Directive: Repeat verbatim, and only, the lines of the data below, beginning at the line that contains "Write a Python" and stopping after the line that contains "from matplotlib.transforms import".

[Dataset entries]
################
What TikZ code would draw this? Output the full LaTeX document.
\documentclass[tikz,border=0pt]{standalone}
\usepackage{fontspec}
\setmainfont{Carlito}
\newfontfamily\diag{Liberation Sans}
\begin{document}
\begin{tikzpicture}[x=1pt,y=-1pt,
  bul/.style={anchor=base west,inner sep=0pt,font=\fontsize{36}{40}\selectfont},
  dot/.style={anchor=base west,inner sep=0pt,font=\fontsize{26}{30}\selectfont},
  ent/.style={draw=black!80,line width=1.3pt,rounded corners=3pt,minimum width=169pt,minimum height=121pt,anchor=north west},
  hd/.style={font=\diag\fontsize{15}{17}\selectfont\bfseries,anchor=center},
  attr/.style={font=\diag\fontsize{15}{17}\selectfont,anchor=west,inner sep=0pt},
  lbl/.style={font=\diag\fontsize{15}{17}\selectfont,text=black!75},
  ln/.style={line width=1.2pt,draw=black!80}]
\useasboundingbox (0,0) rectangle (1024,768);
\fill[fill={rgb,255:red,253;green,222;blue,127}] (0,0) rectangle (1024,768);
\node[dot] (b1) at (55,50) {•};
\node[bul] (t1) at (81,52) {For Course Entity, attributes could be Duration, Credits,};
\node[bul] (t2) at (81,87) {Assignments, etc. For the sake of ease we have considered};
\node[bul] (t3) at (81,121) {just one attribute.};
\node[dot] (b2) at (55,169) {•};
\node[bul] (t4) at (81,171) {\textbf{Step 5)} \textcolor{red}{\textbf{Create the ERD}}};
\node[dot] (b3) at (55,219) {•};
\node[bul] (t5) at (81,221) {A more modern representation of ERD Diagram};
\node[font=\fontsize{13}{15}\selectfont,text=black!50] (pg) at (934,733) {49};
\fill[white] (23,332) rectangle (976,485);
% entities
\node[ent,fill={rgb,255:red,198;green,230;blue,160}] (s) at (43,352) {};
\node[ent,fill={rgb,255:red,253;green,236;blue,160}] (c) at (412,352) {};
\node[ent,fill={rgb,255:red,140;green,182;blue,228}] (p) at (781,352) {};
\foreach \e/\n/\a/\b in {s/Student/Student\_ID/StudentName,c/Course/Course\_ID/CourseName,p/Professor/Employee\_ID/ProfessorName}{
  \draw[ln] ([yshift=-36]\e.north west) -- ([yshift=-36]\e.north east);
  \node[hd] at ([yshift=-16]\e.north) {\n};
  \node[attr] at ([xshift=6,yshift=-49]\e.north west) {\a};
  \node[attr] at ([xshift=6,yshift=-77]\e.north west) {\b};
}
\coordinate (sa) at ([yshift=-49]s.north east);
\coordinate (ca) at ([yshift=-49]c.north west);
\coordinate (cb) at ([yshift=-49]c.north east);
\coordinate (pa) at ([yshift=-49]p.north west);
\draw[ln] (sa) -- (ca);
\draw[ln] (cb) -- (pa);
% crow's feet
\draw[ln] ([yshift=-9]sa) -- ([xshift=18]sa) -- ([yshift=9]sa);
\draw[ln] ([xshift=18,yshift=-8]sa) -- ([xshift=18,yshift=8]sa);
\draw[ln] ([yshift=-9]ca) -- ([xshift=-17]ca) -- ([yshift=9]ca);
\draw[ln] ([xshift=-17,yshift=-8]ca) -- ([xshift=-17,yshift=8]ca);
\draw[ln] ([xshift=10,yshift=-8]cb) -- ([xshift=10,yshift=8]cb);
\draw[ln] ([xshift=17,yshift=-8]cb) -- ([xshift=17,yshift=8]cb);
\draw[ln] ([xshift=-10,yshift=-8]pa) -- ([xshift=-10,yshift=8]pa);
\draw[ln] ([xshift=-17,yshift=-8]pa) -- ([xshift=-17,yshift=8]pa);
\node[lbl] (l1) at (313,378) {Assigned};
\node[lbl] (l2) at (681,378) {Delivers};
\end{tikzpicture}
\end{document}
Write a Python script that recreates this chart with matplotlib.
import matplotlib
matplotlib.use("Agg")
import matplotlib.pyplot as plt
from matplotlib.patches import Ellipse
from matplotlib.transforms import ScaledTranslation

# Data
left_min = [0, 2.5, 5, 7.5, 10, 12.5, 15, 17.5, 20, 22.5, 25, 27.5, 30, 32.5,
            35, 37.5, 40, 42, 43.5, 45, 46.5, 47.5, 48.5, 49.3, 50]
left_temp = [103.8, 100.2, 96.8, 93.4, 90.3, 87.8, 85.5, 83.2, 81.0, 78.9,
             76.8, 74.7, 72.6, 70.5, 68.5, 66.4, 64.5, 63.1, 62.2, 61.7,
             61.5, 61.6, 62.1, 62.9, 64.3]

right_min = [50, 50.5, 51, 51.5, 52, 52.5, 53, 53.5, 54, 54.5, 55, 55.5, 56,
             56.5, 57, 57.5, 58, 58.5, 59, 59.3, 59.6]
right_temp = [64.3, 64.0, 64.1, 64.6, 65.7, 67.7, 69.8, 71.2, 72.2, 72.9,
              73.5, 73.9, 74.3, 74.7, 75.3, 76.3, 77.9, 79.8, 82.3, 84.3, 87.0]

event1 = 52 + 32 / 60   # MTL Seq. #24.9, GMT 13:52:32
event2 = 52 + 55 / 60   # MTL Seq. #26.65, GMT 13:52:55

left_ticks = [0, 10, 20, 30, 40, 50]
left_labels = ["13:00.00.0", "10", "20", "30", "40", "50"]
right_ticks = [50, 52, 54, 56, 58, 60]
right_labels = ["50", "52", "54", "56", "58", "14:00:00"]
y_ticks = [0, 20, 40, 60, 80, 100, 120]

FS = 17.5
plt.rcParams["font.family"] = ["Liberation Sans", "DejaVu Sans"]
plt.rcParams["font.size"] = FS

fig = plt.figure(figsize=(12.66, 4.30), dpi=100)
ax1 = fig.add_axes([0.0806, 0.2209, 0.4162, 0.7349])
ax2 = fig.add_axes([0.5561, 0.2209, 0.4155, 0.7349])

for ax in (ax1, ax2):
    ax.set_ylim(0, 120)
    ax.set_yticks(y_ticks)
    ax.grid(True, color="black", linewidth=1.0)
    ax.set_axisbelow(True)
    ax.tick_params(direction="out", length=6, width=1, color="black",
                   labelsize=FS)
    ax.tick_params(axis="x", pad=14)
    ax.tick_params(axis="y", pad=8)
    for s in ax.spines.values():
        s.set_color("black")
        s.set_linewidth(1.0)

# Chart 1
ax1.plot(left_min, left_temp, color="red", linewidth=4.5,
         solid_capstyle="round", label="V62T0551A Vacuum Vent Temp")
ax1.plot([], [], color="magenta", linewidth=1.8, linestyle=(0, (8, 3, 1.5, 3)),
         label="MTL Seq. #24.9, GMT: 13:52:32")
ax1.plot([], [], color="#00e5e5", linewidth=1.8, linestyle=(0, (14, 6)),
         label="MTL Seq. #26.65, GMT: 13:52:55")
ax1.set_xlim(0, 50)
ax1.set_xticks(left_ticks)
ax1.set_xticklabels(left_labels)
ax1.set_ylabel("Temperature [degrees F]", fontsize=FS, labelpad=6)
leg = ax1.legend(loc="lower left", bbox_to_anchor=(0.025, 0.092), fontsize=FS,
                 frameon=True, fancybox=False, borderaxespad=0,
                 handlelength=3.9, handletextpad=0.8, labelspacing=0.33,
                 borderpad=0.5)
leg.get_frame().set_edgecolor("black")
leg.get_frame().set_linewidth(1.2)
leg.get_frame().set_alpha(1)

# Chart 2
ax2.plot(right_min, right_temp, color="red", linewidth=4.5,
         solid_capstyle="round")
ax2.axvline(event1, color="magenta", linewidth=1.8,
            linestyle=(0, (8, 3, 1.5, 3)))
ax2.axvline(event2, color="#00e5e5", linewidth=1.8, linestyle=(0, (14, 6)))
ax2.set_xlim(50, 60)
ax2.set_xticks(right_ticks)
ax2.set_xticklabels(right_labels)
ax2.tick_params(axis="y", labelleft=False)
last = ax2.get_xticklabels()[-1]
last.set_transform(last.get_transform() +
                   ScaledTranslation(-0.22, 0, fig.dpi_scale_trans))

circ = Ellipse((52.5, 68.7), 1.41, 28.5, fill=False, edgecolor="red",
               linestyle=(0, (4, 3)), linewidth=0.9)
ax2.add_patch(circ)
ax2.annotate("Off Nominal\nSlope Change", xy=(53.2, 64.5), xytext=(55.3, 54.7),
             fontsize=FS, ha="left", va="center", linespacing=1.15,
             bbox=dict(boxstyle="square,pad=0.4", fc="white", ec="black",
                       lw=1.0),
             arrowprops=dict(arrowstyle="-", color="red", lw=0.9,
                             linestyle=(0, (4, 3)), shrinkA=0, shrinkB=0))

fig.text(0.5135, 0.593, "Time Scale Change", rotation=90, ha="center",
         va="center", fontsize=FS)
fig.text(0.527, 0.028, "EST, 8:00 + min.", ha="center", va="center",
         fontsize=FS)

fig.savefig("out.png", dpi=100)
################
Result for this task:
Write a Python script that recreates this chart with matplotlib.
import matplotlib
matplotlib.use("Agg")
import matplotlib.pyplot as plt
from matplotlib.patches import Ellipse
from matplotlib.transforms import ScaledTranslation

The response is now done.